Roasted garlic: Mash 2 large cloves of well then add to completed Mayonnaise recipe blending well
Provencal: Add 1/2 Tbl. pureed tomato or tomato paste, 1 Tbl. minced black olives and ½ Tsp. granulated garlic to completed Mayonnaise recipe blending well
Italian: Use extra virgin olive oil in original recipe, add one well mashed anchovy fillet and substitute ½ tsp dried oregano for the olives from the Provencal recipe.
Sauce Vert: Add 1½ Tbl each minced parsley, chervil and tarragon and ¾ Tbl. cooked, well drained, cooled and finely chopped spinach to completed Mayonnaise recipe blending well. Adjust seasoning with additional salt and a touch of lemon juice.
Horseradish: Add 1½ Tbl. each of well drained grated horseradish and minced parsley.
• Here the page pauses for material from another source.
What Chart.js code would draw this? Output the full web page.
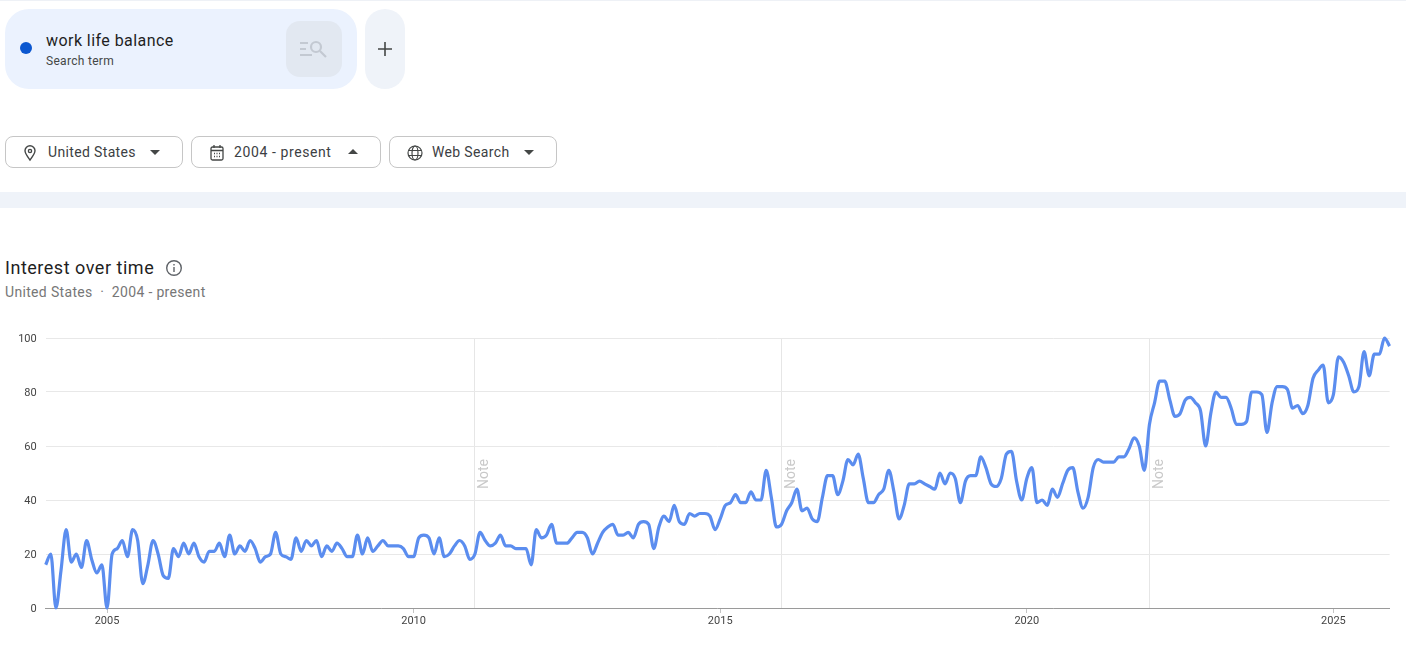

Avocado: Substitute lime juice for lemon juice or vinegar in original recipe. Add 1/3 well purred ripe avocado, 1 Tbl. minced cilantro and ½ Tsp each granulated garlic and salt to completed Mayonnaise recipe blending well
Remoulade: Add 3 Tbl. Creole or Dijon mustard, 1 ½ Tbl each finely chopped parsley, celery, capers and small gherkin pickle, 1 ½ Tsp chopped tarragon, one well mashed anchovy fillet and 3 drops Tabasco sauce to completed Mayonnaise recipe blending well
In the case of all the variants allow to cool in fridge for at least an hour before using.